L'image volontiers assombrie et désœuvrée qu'il transmet de son séjour à Prévéza - qu'il espère alors pouvoir quitter «dans deux mois tout au plus» - ne doit pas tromper : il travaille depuis son arrivée à des textes en prose aux titres énigmatiques comme Mademoiselle Bovary ou à la signification transparente (Employé modèle, Purification, Sa vie). Affranchis du souci poétique, d'une entière liberté d'inspiration, certains de ces textes présentent des similitudes troublantes avec tels passages du Livre de l'intranquillité auquel travaillait, à la même époque, un autre employé de bureau sous le pseudonyme de Bernardo Soares :


«La plus petite affaire devient désormais toute une aventure. Je ne peux plus prononcer une phrase banale sans l'envisager aussitôt dans toute son étendue, sans considérer sa place historique, ses causes et ses prolongements. Mes pas sont devenus des équations algébriques... (Fuite)


ou semblent même aller à la rencontre d'un Henri Michaux :


«J'éprouve la réalité avec une souffrance physique. Autour de moi, pas d'atmosphère, mais des murs qui se rétrécissent toujours davantage, des marais dans lesquels je ne cesse de m'enfoncer. Je suis dominé par mes sensations. (ibidem)


Dans la soirée du 20 juillet 1928, Karyotakis se rend au lieu-dit Monolithi et tente vainement, une bonne partie de la nuit, de se noyer. Le lendemain matin, il revient chez lui, se change et va s'acheter un pistolet dans l'armurerie de la ville. Vers deux heures de l'après-midi (on dispose, sur ce dernier emploi du temps, de témoignages circonstanciés), il gagne la plage de Vrissoula, s'installe à la terrasse du café «Le jardin céleste», se fait apporter de quoi écrire. Il reste là jusqu'à cinq heures de l'après-midi en fumant cigarette sur cigarette, puis s'éloigne en direction de la mer, s'allonge sous un eucalyptus et se tire une balle dans la poitrine. Dans le message qu'on a retrouvé sur lui, il déclarait notamment :


«L'heure est venue de faire la lumière sur ma tragédie. Mon plus grand défaut aura été une curiosité effrénée, une imagination maladive et le désir de connaître toutes les émotions, sans être capable d'éprouver la plupart d'entre elles. Toute réalité me répugne. J'ai eu le vertige du danger, je l'accepte d'un cœur entier. Je paye pour tous ceux qui, comme moi, n'ont entrevu dans leur vie aucun idéal, ont toujours été victimes de leurs atermoiements et ont considéré leur existence comme un jeu dépourvu de signification...»
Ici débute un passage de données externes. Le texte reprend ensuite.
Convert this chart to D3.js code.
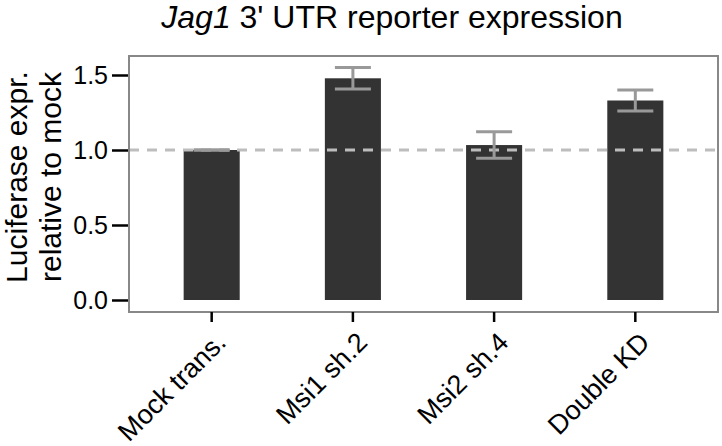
<!DOCTYPE html>
<html><head><meta charset="utf-8">
<script src="https://cdn.jsdelivr.net/npm/d3@7"></script>
<style>body{margin:0;background:#fff}svg{display:block}text{font-family:"Liberation Sans",Arial,sans-serif}</style>
</head><body>
<svg id="c" width="722" height="446"></svg>
<script>
const categories = ["Mock trans.", "Msi1 sh.2", "Msi2 sh.4", "Double KD"];
const means = [1.0, 1.478, 1.033, 1.33];
const errors = [0.0, 0.072, 0.088, 0.07];
const yTicks = [0.0, 0.5, 1.0, 1.5];
const refLine = 1.0;

const svg = d3.select("#c");
const L = 129, R = 718, T = 56, B = 312;

const x = d3.scaleBand().domain(categories).range([L, R]).paddingInner(0.603).paddingOuter(0.387);
const y = d3.scaleLinear().domain([0, 1.5]).range([300, 75]);

// bars
svg.selectAll("rect.bar").data(categories).join("rect")
  .attr("class","bar")
  .attr("x", d => x(d)).attr("width", x.bandwidth())
  .attr("y", (d,i) => y(means[i])).attr("height", (d,i) => y(0) - y(means[i]))
  .attr("fill", "#333333");

// reference dashed line
svg.append("line").attr("x1", L).attr("x2", R).attr("y1", y(refLine)).attr("y2", y(refLine))
  .attr("stroke", "#bdbdbd").attr("stroke-width", 3).attr("stroke-dasharray", "10,8");

// error bars
const capW = 36;
const eb = svg.selectAll("g.eb").data(categories).join("g").attr("class","eb")
  .attr("stroke", "#999999").attr("stroke-width", 3).attr("fill","none");
eb.append("line").attr("x1", d => x(d)+x.bandwidth()/2).attr("x2", d => x(d)+x.bandwidth()/2)
  .attr("y1", (d,i) => y(means[i]+errors[i])).attr("y2", (d,i) => y(means[i]-errors[i]));
eb.append("line").attr("x1", d => x(d)+x.bandwidth()/2-capW/2).attr("x2", d => x(d)+x.bandwidth()/2+capW/2)
  .attr("y1", (d,i) => y(means[i]+errors[i])).attr("y2", (d,i) => y(means[i]+errors[i]));
eb.append("line").attr("x1", d => x(d)+x.bandwidth()/2-capW/2).attr("x2", d => x(d)+x.bandwidth()/2+capW/2)
  .attr("y1", (d,i) => y(means[i]-errors[i])).attr("y2", (d,i) => y(means[i]-errors[i]));

// panel border
svg.append("rect").attr("x", L).attr("y", T).attr("width", R-L).attr("height", B-T)
  .attr("fill","none").attr("stroke","#888888").attr("stroke-width",2);

// y axis
const yAxis = d3.axisLeft(y).tickValues(yTicks).tickFormat(d3.format(".1f")).tickSize(18).tickPadding(3);
const ya = svg.append("g").attr("transform", `translate(${L},0)`).call(yAxis);
ya.select(".domain").remove();
ya.selectAll(".tick line").attr("stroke","#000").attr("stroke-width",2.5).attr("x2",-17).attr("x1",-1);
ya.selectAll(".tick text").attr("font-size", 25).attr("fill","#000").attr("font-family","Liberation Sans, Arial, sans-serif");

// x axis
const xAxis = d3.axisBottom(x).tickSize(10).tickPadding(4);
const xa = svg.append("g").attr("transform", `translate(0,${B})`).call(xAxis);
xa.select(".domain").remove();
xa.selectAll(".tick line").attr("stroke","#000").attr("stroke-width",2.5);
xa.selectAll(".tick text").attr("font-size", 27).attr("fill","#000")
  .attr("font-family","Liberation Sans, Arial, sans-serif")
  .attr("text-anchor","end").attr("dy", null).attr("y", 0)
  .attr("transform","translate(16,32) rotate(-45)");

// y title
const yt = svg.append("text").attr("transform","translate(0,177) rotate(-90)")
  .attr("text-anchor","middle").attr("font-size",30).attr("fill","#000");
yt.append("tspan").attr("x",0).attr("y",27).text("Luciferase expr.");
yt.append("tspan").attr("x",0).attr("y",61).text("relative to mock");

// title
const tt = svg.append("text").attr("x", 392).attr("y", 28).attr("text-anchor","middle")
  .attr("font-size", 32).attr("fill","#000");
tt.append("tspan").attr("font-style","italic").text("Jag1");
tt.append("tspan").text(" 3' UTR reporter expression");
</script>
</body></html>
Les deux premiers livres de Kostas Karyotakis (La Douleur de l'homme et des choses, 1919, Népenthès, 1921) étaient passés quasiment inaperçus. Ce ne sera pas le cas du troisième, le suicide de l'auteur apparaissant comme le sceau et le dénouement d'une œuvre qui, en somme n'avait pas cessé de l'annoncer. Disciples et imitateurs inégalement inspirés se multiplieront après cette disparition, au point qu'il faudra inventer pour eux le nom d'un courant littéraire, le «karyotacisme». À la charnière entre la génération dite de Palamas et celle de 1930, il obligera aussi, d'une certaine manière, les jeunes poètes d'alors à prendre position : tout à ses côtés comme le premier Ritsos, à quelque distance comme Georges Séféris, ou délibérément aux antipodes, comme Odysséas Elỳtis. Plus tard encore, on se demandera si l'impasse personnelle à laquelle le poète n'a pu échapper ne reflétait pas celle d'une époque et de la génération qui avait assisté, impuissante, à la «catastrophe» d'Asie mineure en 1921. Mais personne n'est jamais uniquement le produit de son temps. Et il est permis de penser que le mal, chez lui, avait d'autres racines, qu'il provenait plus sûrement de l'être même ou, plus précisément, de l'insuffisance d'être. «La pensée, les poèmes, poids superflu.»